→ Exercise data:
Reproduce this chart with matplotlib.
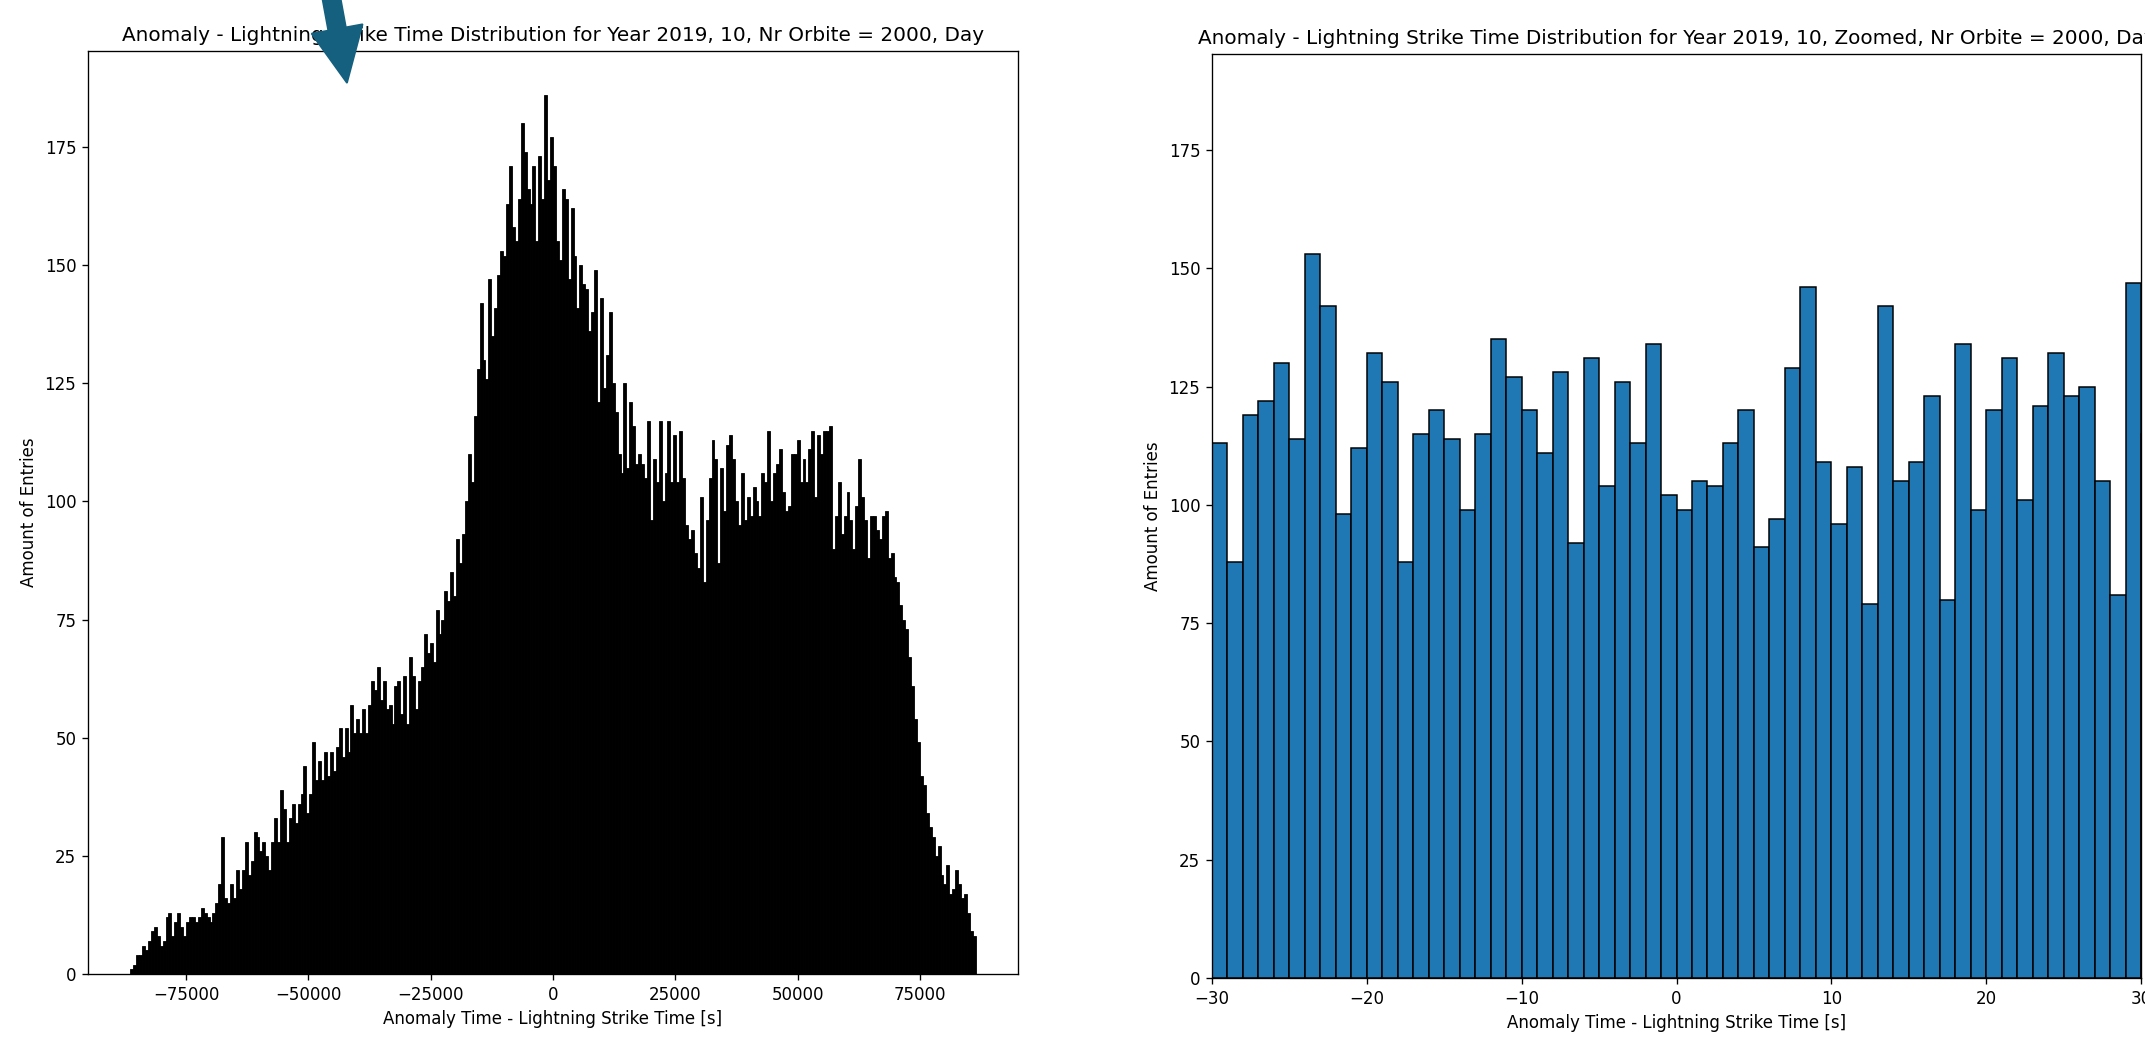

---

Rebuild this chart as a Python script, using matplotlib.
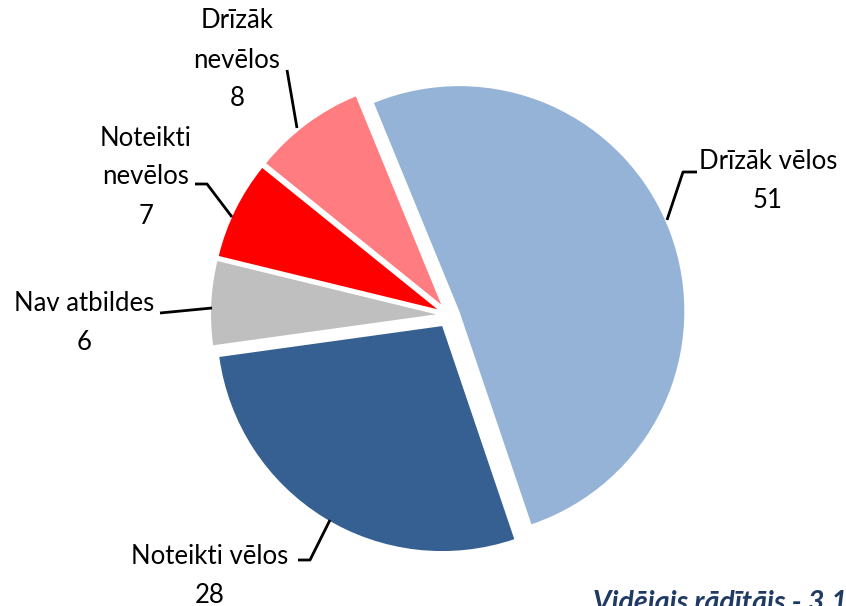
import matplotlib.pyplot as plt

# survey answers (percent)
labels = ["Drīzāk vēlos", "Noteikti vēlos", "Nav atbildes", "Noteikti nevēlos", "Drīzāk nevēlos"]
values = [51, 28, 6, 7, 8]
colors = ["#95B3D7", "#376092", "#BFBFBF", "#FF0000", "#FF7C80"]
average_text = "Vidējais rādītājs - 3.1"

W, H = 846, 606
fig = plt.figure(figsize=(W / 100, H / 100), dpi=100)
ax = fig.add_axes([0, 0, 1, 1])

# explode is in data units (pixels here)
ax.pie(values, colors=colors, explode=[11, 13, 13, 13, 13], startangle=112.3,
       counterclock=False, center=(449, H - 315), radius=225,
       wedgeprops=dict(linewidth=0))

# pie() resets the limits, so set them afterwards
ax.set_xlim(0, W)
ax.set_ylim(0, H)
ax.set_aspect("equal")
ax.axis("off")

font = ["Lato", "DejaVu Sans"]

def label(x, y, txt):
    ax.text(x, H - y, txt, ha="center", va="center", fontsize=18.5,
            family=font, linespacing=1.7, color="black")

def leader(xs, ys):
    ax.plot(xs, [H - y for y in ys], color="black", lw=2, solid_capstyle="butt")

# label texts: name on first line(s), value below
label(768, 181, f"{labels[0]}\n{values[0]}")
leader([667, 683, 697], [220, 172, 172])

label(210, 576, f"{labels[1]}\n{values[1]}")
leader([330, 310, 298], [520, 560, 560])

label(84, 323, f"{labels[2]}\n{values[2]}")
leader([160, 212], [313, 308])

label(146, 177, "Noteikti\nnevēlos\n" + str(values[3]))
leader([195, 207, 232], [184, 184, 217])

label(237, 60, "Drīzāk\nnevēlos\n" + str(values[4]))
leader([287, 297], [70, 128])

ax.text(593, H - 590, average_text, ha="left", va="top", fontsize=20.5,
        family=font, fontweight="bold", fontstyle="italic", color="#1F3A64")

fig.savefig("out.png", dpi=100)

...

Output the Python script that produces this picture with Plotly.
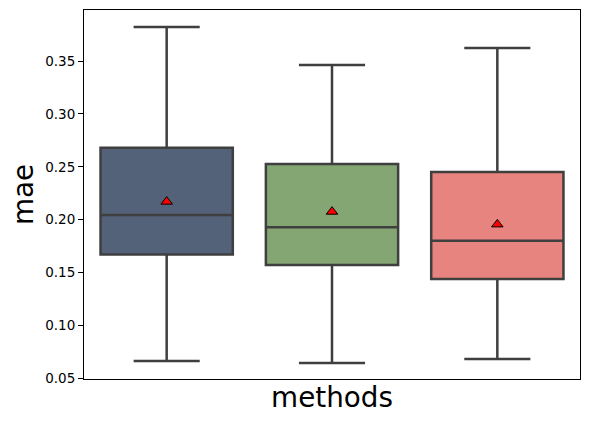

→ What the exercise asks: Identify the lines that hold the word "with". Copy every one of them.

→ Result for this task:
Reproduce this chart with matplotlib.
Output the Python script that produces this picture with Plotly.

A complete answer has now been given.